It is easy to look at Kuwait’s abandonment of a deal with Dow Chemical (DOW) as a simple economic decision on the part of the small Arab country. But, the country’s Parliament was involved. It said the risks of a deal during a recession were too high. It did not say that the US and Dow are benefiting from low oil prices and Kuwait is suffering. Some things are better left in the shadows.
In nations such as Russia and China, the governments are having to look inward. Labor strife caused by slowing economies is caused by dropping fuel income and slowing exports. Both of those can be put at the feet of the US, EU, and Japan, at least based on the perverse logic that every problem creates the opportunity to blame someone.
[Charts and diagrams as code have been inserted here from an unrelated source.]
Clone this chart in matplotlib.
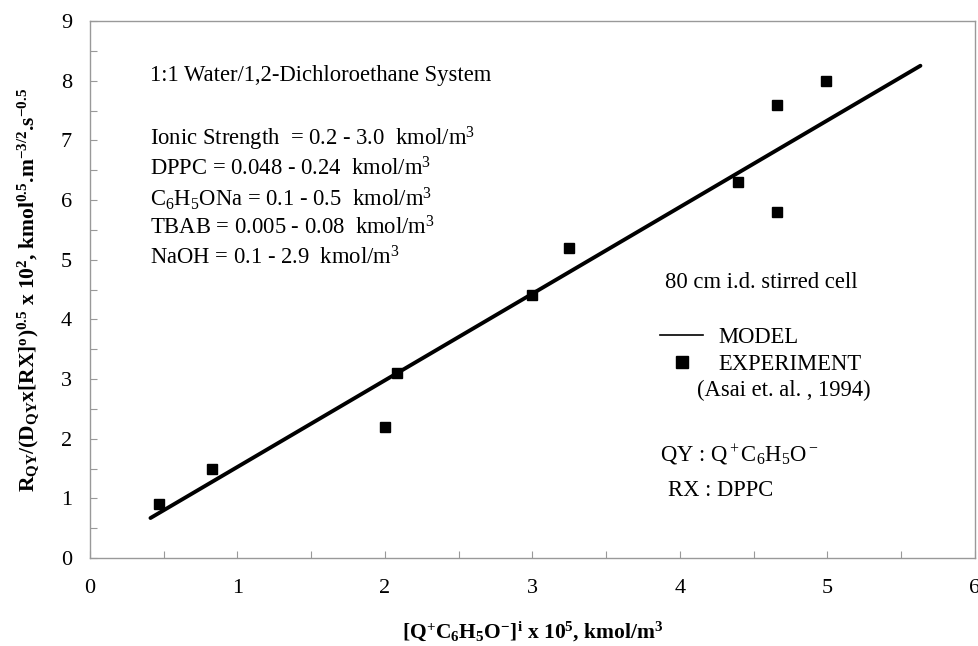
import matplotlib
matplotlib.use("Agg")
import matplotlib.pyplot as plt
from matplotlib.lines import Line2D
from matplotlib.ticker import MultipleLocator

plt.rcParams['font.family'] = ['Liberation Serif', 'DejaVu Serif']
plt.rcParams['mathtext.fontset'] = 'custom'
plt.rcParams['mathtext.rm'] = 'Liberation Serif'
plt.rcParams['mathtext.it'] = 'Liberation Serif:italic'
plt.rcParams['mathtext.bf'] = 'Liberation Serif:bold'

# Data
exp_x = [0.47, 0.83, 2.00, 2.08, 3.00, 3.25, 4.39, 4.66, 4.66, 4.99]
exp_y = [0.90, 1.50, 2.20, 3.10, 4.40, 5.20, 6.30, 7.60, 5.80, 8.00]
model_x = [0.41, 5.63]
model_y = [0.67, 8.25]

x_ticks = [0, 1, 2, 3, 4, 5, 6]
y_ticks = [0, 1, 2, 3, 4, 5, 6, 7, 8, 9]

fig = plt.figure(figsize=(9.79, 6.46), dpi=100)
ax = fig.add_axes([90/979, 1-558/646, 885/979, 537/646])

gray = '#999999'
line_model, = ax.plot(model_x, model_y, color='black', lw=2.8, solid_capstyle='round')
pts, = ax.plot(exp_x, exp_y, ls='none', marker='s', ms=7.5, color='black')

ax.set_xlim(0, 6)
ax.set_ylim(0, 9)
ax.set_xticks(x_ticks)
ax.set_yticks(y_ticks)
ax.xaxis.set_minor_locator(MultipleLocator(0.5))
ax.yaxis.set_minor_locator(MultipleLocator(0.5))
for s in ax.spines.values():
    s.set_color(gray)
    s.set_linewidth(1.0)
ax.tick_params(which='both', direction='in', length=5, width=0.8, color=gray,
               labelsize=16)
ax.tick_params(axis='x', which='major', pad=15)
ax.tick_params(axis='y', which='major', pad=13)

ax.set_xlabel(r'[Q$^{\mathbf{+}}$C$_{\mathbf{6}}$H$_{\mathbf{5}}$O$^{\mathbf{-}}$]$^{\mathbf{i}}$ x 10$^{\mathbf{5}}$, kmol/m$^{\mathbf{3}}$',
              fontsize=15.5, fontweight='bold', labelpad=16)
ax.set_ylabel(r'R$_{\mathbf{QY}}$/(D$_{\mathbf{QY}}$x[RX]$^{\mathbf{o}}$)$^{\mathbf{0.5}}$ x 10$^{\mathbf{2}}$, kmol$^{\mathbf{0.5}}$.m$^{\mathbf{-3/2}}$.s$^{\mathbf{-0.5}}$',
              fontsize=15.5, fontweight='bold', labelpad=14)

fs = 16.3
def ptx(px):
    return (px - 90) / 885
def pty(py):
    return (558 - py) / 537

ax.text(ptx(150), pty(76), '1:1 Water/1,2-Dichloroethane System', fontsize=fs,
        transform=ax.transAxes, va='center', ha='left')
lines = [r'Ionic Strength  = 0.2 - 3.0  kmol/m$^3$',
         r'DPPC = 0.048 - 0.24  kmol/m$^3$',
         r'C$_6$H$_5$ONa = 0.1 - 0.5  kmol/m$^3$',
         r'TBAB = 0.005 - 0.08  kmol/m$^3$',
         r'NaOH = 0.1 - 2.9  kmol/m$^3$']
ys = [139, 169, 199, 228, 258]
for t, yy in zip(lines, ys):
    ax.text(ptx(150), pty(yy), t, fontsize=fs, transform=ax.transAxes,
            va='center', ha='left')

ax.text(ptx(665), pty(283), '80 cm i.d. stirred cell', fontsize=fs,
        transform=ax.transAxes, va='center', ha='left')

leg = ax.legend([Line2D([], [], color='black', lw=1.2),
                 Line2D([], [], ls='none', marker='s', ms=8, color='black')],
                ['MODEL', 'EXPERIMENT'], loc='upper left',
                bbox_to_anchor=(ptx(660), pty(327)), frameon=False,
                fontsize=fs, handlelength=1.9, handletextpad=0.68,
                labelspacing=0.27, borderpad=0, borderaxespad=0)

ax.text(ptx(697), pty(390), '(Asai et. al. , 1994)', fontsize=fs,
        transform=ax.transAxes, va='center', ha='left')
ax.text(ptx(660), pty(455), r'QY : Q$^+$C$_6$H$_5$O$^-$', fontsize=fs,
        transform=ax.transAxes, va='center', ha='left')
ax.text(ptx(668), pty(491), 'RX : DPPC', fontsize=fs,
        transform=ax.transAxes, va='center', ha='left')

fig.savefig('out.png', dpi=100)
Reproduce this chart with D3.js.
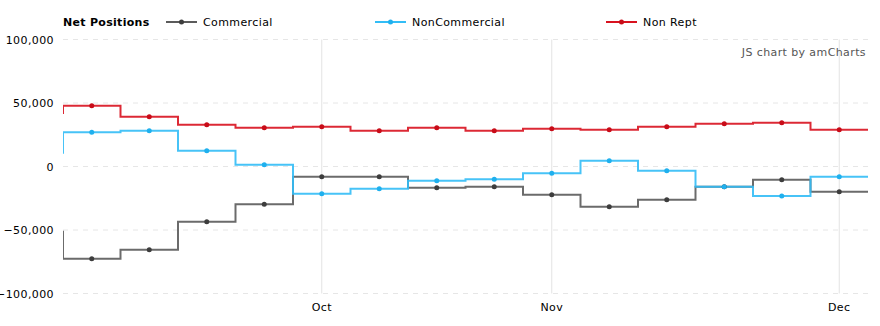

According to Bloomberg, "The global recession is re-exposing fissures in U.S.-China relations that Treasury Secretary Henry Paulson spent more than two years smoothing over." The US buys Chinese imports and China buys US government paper. The export part of that equation is falling apart.
Russia’s desperate situation has caused it to threaten to put together a cartel to raise the price of natural gas. Venezuela, hurt by falling oil prices, is planning to seize local gold concessions, the largest of which is controlled by Canada, itself a major oil exporter which is not a part of OPEC. Put another way, it is not a friend of the Venezuelan government.
All of these national actions in the face of a dying global economy and competition for global capital could be viewed as random, unrelated events brought on by a full moon, global warming, or the earth spinning slightly off its axis. Or, a new generation of politics driven almost exclusively by economic concerns is emerging. If so, that would tend to break down fragile alliances and exacerbate bad blood.
When there is money to burn, everyone is a friend.